_WHAT THE TASK ASKS:_ Below are records; please write out exactly the lines from the first line through the line containing "import * as echarts from 'echarts';", with no pictures.

Figure scripts:
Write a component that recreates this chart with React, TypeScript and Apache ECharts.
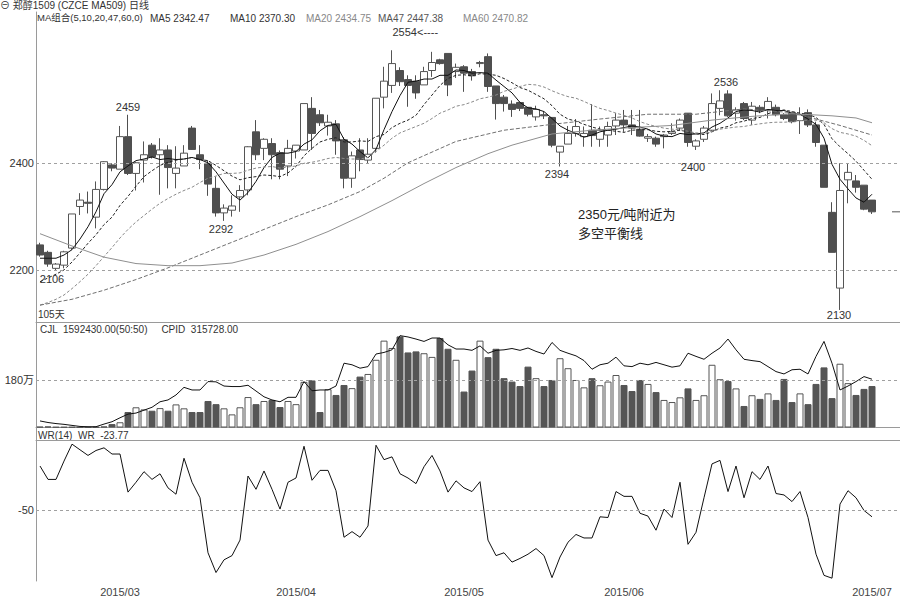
import React, { useEffect, useRef } from 'react';
import * as echarts from 'echarts';

// ---------- data ----------
const opens = [2247,2233,2203,2209,2241,2319,2327,2299,2351,2397,
2389,2450,2381,2406,2434,2416,2425,2381,2395,2466,
2416,2400,2353,2307,2312,2337,2350,2459,2428,2437,
2420,2395,2423,2425,2503,2491,2470,2474,2444,2372,
2425,2406,2428,2524,2546,2574,2557,2554,2547,2574,
2594,2606,2572,2581,2572,2587,2600,2545,2524,2511,
2514,2505,2487,2491,2486,2421,2436,2456,2450,2462,
2445,2453,2470,2481,2472,2464,2447,2447,2450,2456,
2466,2494,2432,2445,2462,2503,2530,2494,2512,2481,
2505,2500,2505,2491,2495,2480,2495,2472,2434,2308,
2166,2369,2367,2359,2331];
const closes = [2228,2211,2211,2234,2305,2331,2325,2351,2403,2391,
2450,2381,2401,2416,2412,2425,2392,2391,2419,2426,
2407,2361,2307,2316,2320,2349,2431,2416,2445,2416,
2389,2428,2434,2512,2456,2476,2477,2442,2372,2414,
2407,2417,2522,2554,2587,2553,2546,2532,2572,2589,
2587,2547,2580,2569,2564,2589,2544,2512,2512,2501,
2503,2492,2501,2489,2434,2432,2456,2469,2456,2452,
2462,2469,2481,2472,2466,2451,2450,2436,2453,2459,
2481,2439,2442,2466,2512,2517,2489,2500,2484,2507,
2499,2516,2491,2484,2478,2491,2472,2439,2355,2233,
2349,2383,2355,2314,2309];
const lows = [2225,2206,2199,2203,2238,2303,2306,2278,2349,2385,
2389,2378,2349,2364,2409,2341,2353,2353,2395,2425,
2389,2339,2300,2292,2300,2309,2340,2406,2406,2370,
2370,2376,2409,2425,2425,2470,2452,2416,2353,2354,
2385,2400,2420,2503,2532,2545,2506,2521,2547,2562,
2585,2526,2560,2534,2555,2580,2534,2482,2497,2487,
2498,2488,2480,2483,2430,2394,2436,2450,2431,2431,
2431,2431,2453,2459,2453,2450,2440,2431,2428,2453,
2462,2431,2425,2440,2460,2490,2487,2480,2481,2472,
2494,2484,2488,2481,2475,2455,2468,2431,2355,2233,
2125,2325,2345,2312,2305];
const highs = [2251,2236,2213,2236,2305,2344,2347,2366,2404,2400,
2470,2491,2403,2441,2438,2447,2434,2432,2434,2470,
2434,2406,2375,2323,2340,2359,2432,2481,2447,2447,
2424,2444,2434,2512,2524,2500,2491,2481,2449,2422,
2447,2447,2522,2581,2612,2580,2565,2565,2581,2609,
2596,2606,2587,2584,2577,2592,2606,2545,2528,2518,
2516,2505,2508,2497,2486,2432,2470,2483,2469,2511,
2469,2478,2494,2500,2500,2500,2455,2450,2455,2475,
2484,2494,2445,2470,2531,2537,2537,2505,2515,2515,
2509,2524,2510,2494,2497,2505,2501,2478,2434,2327,
2400,2400,2378,2359,2331];

const ma5 = [2222,2222,2222,2228,
2238,2258,2281,2309,2343,2360,2384,2395,2405,2408,
2412,2407,2409,2407,2408,2411,2407,2401,2384,2363,
2342,2331,2345,2366,2392,2411,2419,2419,2422,2436,
2444,2461,2471,2473,2445,2436,2422,2410,2426,2463,
2497,2527,2552,2554,2558,2558,2565,2565,2575,2574,
2569,2570,2569,2556,2544,2532,2514,2504,2502,2497,
2484,2470,2462,2456,2449,2453,2459,2462,2464,2467,
2470,2468,2464,2455,2451,2450,2456,2454,2455,2457,
2468,2475,2485,2497,2500,2499,2496,2501,2499,2499,
2494,2492,2483,2473,2447,2398,2370,2352,2335,2327,
2342];
const ma10 = [2178,2185,2192,2200,2215,2232,2250,2266,2285,
2299,2321,2338,2357,2375,2386,2396,2402,2406,2408,
2411,2407,2405,2396,2386,2376,2369,2373,2375,2378,
2377,2375,2382,2394,2414,2428,2440,2445,2448,2440,
2440,2442,2441,2450,2454,2467,2475,2481,2490,2510,
2528,2546,2559,2565,2566,2564,2568,2567,2565,2559,
2551,2542,2537,2529,2521,2508,2492,2483,2479,2473,
2468,2464,2462,2460,2458,2462,2463,2463,2460,2459,
2460,2462,2459,2455,2454,2459,2466,2469,2476,2479,
2484,2486,2493,2498,2500,2497,2494,2492,2486,2473,
2446,2431,2418,2404,2387,2370];
const ma20 = [2134,2139,2145,2153,2165,2178,2192,2208,2225,2242,2260,2276,2290,2302,2314,2325,2334,2342,2349,
2355,2364,2372,2376,2381,2381,2382,2387,2391,2393,
2394,2391,2393,2395,2400,2402,2405,2409,2411,2409,
2408,2408,2411,2422,2434,2447,2457,2463,2469,2475,
2484,2494,2500,2507,2510,2515,2521,2524,2528,2535,
2539,2544,2548,2547,2543,2536,2530,2525,2522,2516,
2509,2503,2499,2494,2490,2485,2478,2473,2469,2466,
2464,2463,2460,2457,2456,2460,2464,2466,2468,2469,
2472,2474,2476,2477,2477,2478,2480,2481,2481,2476,
2465,2458,2455,2451,2443,2433];
const ma47Idx = [0,4,8,12,16,20,24,28,32,36,40,43,46,52,58,64,70,76,82,88,94,100,104];
const ma47Val = [2134,2145,2162,2182,2204,2228,2252,2276,2300,2322,2347,2372,2401,2441,2462,2473,2483,2492,2492,2502,2495,2471,2453];
const ma60Idx = [0,4,8,12,16,20,24,28,32,36,40,44,48,52,56,59,64,69,74,79,84,89,94,99,102,104];
const ma60Val = [2268,2245,2224,2212,2208,2208,2213,2228,2248,2272,2300,2330,2362,2392,2418,2434,2455,2462,2467,2471,2481,2488,2493,2489,2485,2476];

const volume = [3,4,2,2,2,1,1,2,4,13,
20,59,77,69,64,74,64,88,73,59,
59,101,89,73,50,77,116,89,101,105,
78,101,89,174,180,59,146,124,162,150,
194,204,258,331,303,347,286,290,283,269,
341,300,258,137,217,331,268,300,188,175,
158,232,188,158,181,264,226,181,153,188,
161,175,200,162,139,181,166,135,105,97,
115,149,105,123,239,184,177,149,82,123,
109,130,105,185,97,130,89,166,229,112,
243,169,124,147,158];
const openInterest = [25,19,15,12,8,4,3,3,13,22,
37,51,55,66,77,98,105,124,153,143,
143,175,174,158,156,156,161,139,117,105,
98,115,115,175,140,143,143,158,245,239,
226,232,280,286,296,350,345,337,328,341,
341,315,299,299,294,311,283,294,296,301,
294,303,290,280,324,294,283,273,255,222,
239,245,268,235,232,245,239,248,239,230,
235,283,271,260,283,303,337,296,260,255,
251,232,213,204,220,222,204,271,328,245,
143,158,175,194,184];
const wr = [-18.5,-28,-28,-15,-3,-7,-11,-7.5,-5.6,-10,
-10,-37,-30,-22.5,-28,-24,-34,-38.5,-13,-30,
-41,-80,-94,-85,-82,-71,-25.6,-35,-22,-35,
-49,-30,-27,-4.5,-28.6,-21.6,-21.6,-36,-69,-65,
-69,-61,-3.8,-14,-12,-24,-27,-31,-19,-11,
-22,-37,-29,-34,-36.6,-29.6,-71,-82,-80,-86.6,
-84,-81,-77,-82,-97.6,-83,-72.5,-67,-69.5,-69.5,
-54.5,-55,-36.6,-40,-40,-52,-54,-64,-49,-55,
-30,-74,-65.5,-41,-17,-14.5,-36.6,-18.5,-41,-22.5,
-28,-18.5,-38,-39,-43.7,-36.6,-55,-81,-96,-98,
-45.5,-36,-41,-50,-54.5];

const slotCount = 108; // 105 trading days + empty right margin
const categories = Array.from({ length: slotCount }, (_, i) => String(i));
const tickIdx = [10, 32, 53, 73, 104];
const tickLabels = ['2015/03', '2015/04', '2015/05', '2015/06', '2015/07'];

const priceLines = [2400, 2200];
const volumeLine = 180;
const volumeLineLabel = '180万';
const wrLine = -50;

const peakIdx = [11, 44, 86];
const peakText = ['2459', '2554<----', '2536'];
const troughIdx = [2, 23, 65, 82, 100];
const troughText = ['2106', '2292', '2394', '2400', '2130'];

const maNames = ['MA5', 'MA10', 'MA20', 'MA47', 'MA60'];
const maHeaderValues = ['2342.47', '2370.30', '2434.75', '2447.38', '2470.82'];

const FONT = '"Liberation Sans","Noto Sans CJK SC",sans-serif';

export default function App() {
  const ref = useRef<HTMLDivElement>(null);
  useEffect(() => {
    document.body.style.margin = '0';
    const chart = echarts.init(ref.current!, null, { renderer: 'svg' });
    const candle = opens.map((o, i) => [o, closes[i], lows[i], highs[i]]);
    const volData = volume.map((v, i) => {
      const up = closes[i] >= opens[i];
      return {
        value: v,
        itemStyle: up
          ? { color: '#ffffff', borderColor: '#555', borderWidth: 1 }
          : { color: '#555555', borderColor: '#555', borderWidth: 1 },
      };
    });
    const labelStyle = { color: '#333', fontSize: 11, fontFamily: FONT };
    const peakOffsets: Record<number, any> = { 0: { position: 'top', offset: [0, 0] }, 1: { position: 'right', offset: [-2, -18] }, 2: { position: 'top', offset: [-2, 0] } };
    const troughOffsets: Record<number, any> = { 0: [-4, 1], 1: [-3, 0], 2: [-3, 0], 3: [-3, 9], 4: [-1, -3] };
    const markPoints: any[] = [];
    peakIdx.forEach((idx, k) => {
      markPoints.push({
        coord: [categories[idx], highs[idx]],
        symbol: 'circle', symbolSize: 1, itemStyle: { color: 'rgba(0,0,0,0)' },
        label: { show: true, formatter: peakText[k], distance: 2, ...labelStyle, ...peakOffsets[k] },
      });
    });
    troughIdx.forEach((idx, k) => {
      markPoints.push({
        coord: [categories[idx], lows[idx]],
        symbol: 'circle', symbolSize: 1, itemStyle: { color: 'rgba(0,0,0,0)' },
        label: { show: true, formatter: troughText[k], position: 'bottom', distance: 2, offset: troughOffsets[k], ...labelStyle },
      });
    });
    markPoints.push({
      coord: [categories[slotCount - 1], closes[closes.length - 1]],
      symbol: 'rect', symbolSize: [8, 1], itemStyle: { color: '#555' }, label: { show: false },
    });

    const hLine = (values: number[], texts: string[]) => ({
      silent: true,
      symbol: ['none', 'none'],
      lineStyle: { type: [3, 3], color: '#a0a0a0', width: 1 },
      label: { show: true, position: 'start', distance: 2, ...labelStyle },
      data: values.map((v, k) => ({ yAxis: v, label: { formatter: texts[k] } })),
    });

    const xBase = (gridIndex: number) => ({
      type: 'category', gridIndex, data: categories, boundaryGap: true,
      axisLine: { show: true, lineStyle: { color: '#9a9a9a', width: 1 } },
      axisTick: { show: false }, axisLabel: { show: false }, splitLine: { show: false },
    });
    const yBase = (gridIndex: number, min: number, max: number) => ({
      type: 'value', gridIndex, min, max,
      axisLine: { show: true, lineStyle: { color: '#9a9a9a', width: 1 } },
      axisTick: { show: false }, axisLabel: { show: false }, splitLine: { show: false },
    });

    const maLine = (name: string, data: any[], color: string, type: any) => ({
      name, type: 'line', xAxisIndex: 0, yAxisIndex: 0, data,
      showSymbol: false, symbol: 'none', smooth: false, silent: true,
      lineStyle: { color, width: 1, type },
      z: 3,
    });

    const small = `10px ${FONT}`;
    const headerTexts: any[] = [
      { type: 'text', left: 0, top: 0, style: { text: '⊖ 郑醇1509 (CZCE MA509) 日线', fill: '#333', font: small } },
      { type: 'text', left: 37, top: 13, style: { text: 'MA组合(5,10,20,47,60,0)', fill: '#333', font: `9.5px ${FONT}` } },
      { type: 'text', left: 38, top: 309, style: { text: '105天', fill: '#333', font: small } },
      { type: 'text', left: 40, top: 324, style: { text: 'CJL  1592430.00(50:50)     CPID  315728.00', fill: '#333', font: small } },
      { type: 'text', left: 38, top: 430, style: { text: 'WR(14)  WR  -23.77', fill: '#333', font: small } },
      { type: 'text', left: 578, top: 205, style: { text: '2350元/吨附近为\n多空平衡线', fill: '#222', font: `13px ${FONT}`, lineHeight: 19 } },
    ];
    const maHeaderX = [150, 230, 306, 378, 463];
    const maHeaderColor = ['#333', '#333', '#888', '#555', '#888'];
    maNames.forEach((n, k) => {
      headerTexts.push({ type: 'text', left: maHeaderX[k], top: 13, style: { text: `${n} ${maHeaderValues[k]}`, fill: maHeaderColor[k], font: small } });
    });

    chart.setOption({
      animation: false,
      backgroundColor: '#ffffff',
      grid: [
        { left: 36, right: 0, top: 12, height: 310 },
        { left: 36, right: 0, top: 322, height: 105.5 },
        { left: 36, right: 0, top: 427.5, height: 154.5 },
      ],
      xAxis: [
        xBase(0),
        xBase(1),
        {
          ...xBase(2),
          axisLabel: {
            show: true, color: '#444', fontSize: 11, fontFamily: FONT, margin: 5,
            interval: (index: number) => tickIdx.includes(index),
            formatter: (_v: string, index: number) => tickLabels[tickIdx.indexOf(index)] ?? '',
          },
        },
      ],
      yAxis: [yBase(0, 2102.4, 2683.7), yBase(1, 0, 402), yBase(2, -100, 8.8)],
      graphic: headerTexts,
      series: [
        {
          name: 'K', type: 'candlestick', xAxisIndex: 0, yAxisIndex: 0, data: candle, barWidth: 7,
          itemStyle: { color: '#ffffff', color0: '#4f4f4f', borderColor: '#555555', borderColor0: '#4f4f4f', borderWidth: 1 },
          markLine: hLine(priceLines, priceLines.map(String)),
          markPoint: { silent: true, data: markPoints },
          z: 2,
        },
        maLine('MA5', ma5, '#111', 'solid'),
        maLine('MA10', ma10, '#222', [3, 2]),
        maLine('MA20', ma20, '#8a8a8a', [3, 2]),
        maLine('MA47', ma47Idx.map((x, k) => [x, ma47Val[k]]), '#707070', [4, 2]),
        maLine('MA60', ma60Idx.map((x, k) => [x, ma60Val[k]]), '#8f8f8f', 'solid'),
        {
          name: 'CJL', type: 'bar', xAxisIndex: 1, yAxisIndex: 1, data: volData, barWidth: 7,
          markLine: hLine([volumeLine], [volumeLineLabel]),
        },
        {
          name: 'CPID', type: 'line', xAxisIndex: 1, yAxisIndex: 1, data: openInterest,
          showSymbol: false, symbol: 'none', lineStyle: { color: '#111', width: 1 }, z: 4,
        },
        {
          name: 'WR', type: 'line', xAxisIndex: 2, yAxisIndex: 2, data: wr,
          showSymbol: false, symbol: 'none', lineStyle: { color: '#111', width: 1 },
          markLine: hLine([wrLine], [String(wrLine)]),
        },
      ],
    });
    return () => chart.dispose();
  }, []);
  return <div ref={ref} style={{ position: 'absolute', left: 0, top: 0, width: 900, height: 597 }} />;
}
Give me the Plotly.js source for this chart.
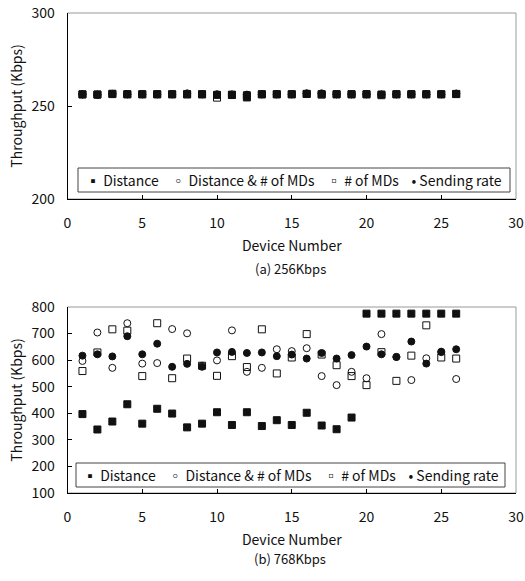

_SOLUTION FOR THIS TASK:_
Write a component that recreates this chart with React, TypeScript and Apache ECharts.
import React, { useEffect, useRef } from 'react';
import * as echarts from 'echarts';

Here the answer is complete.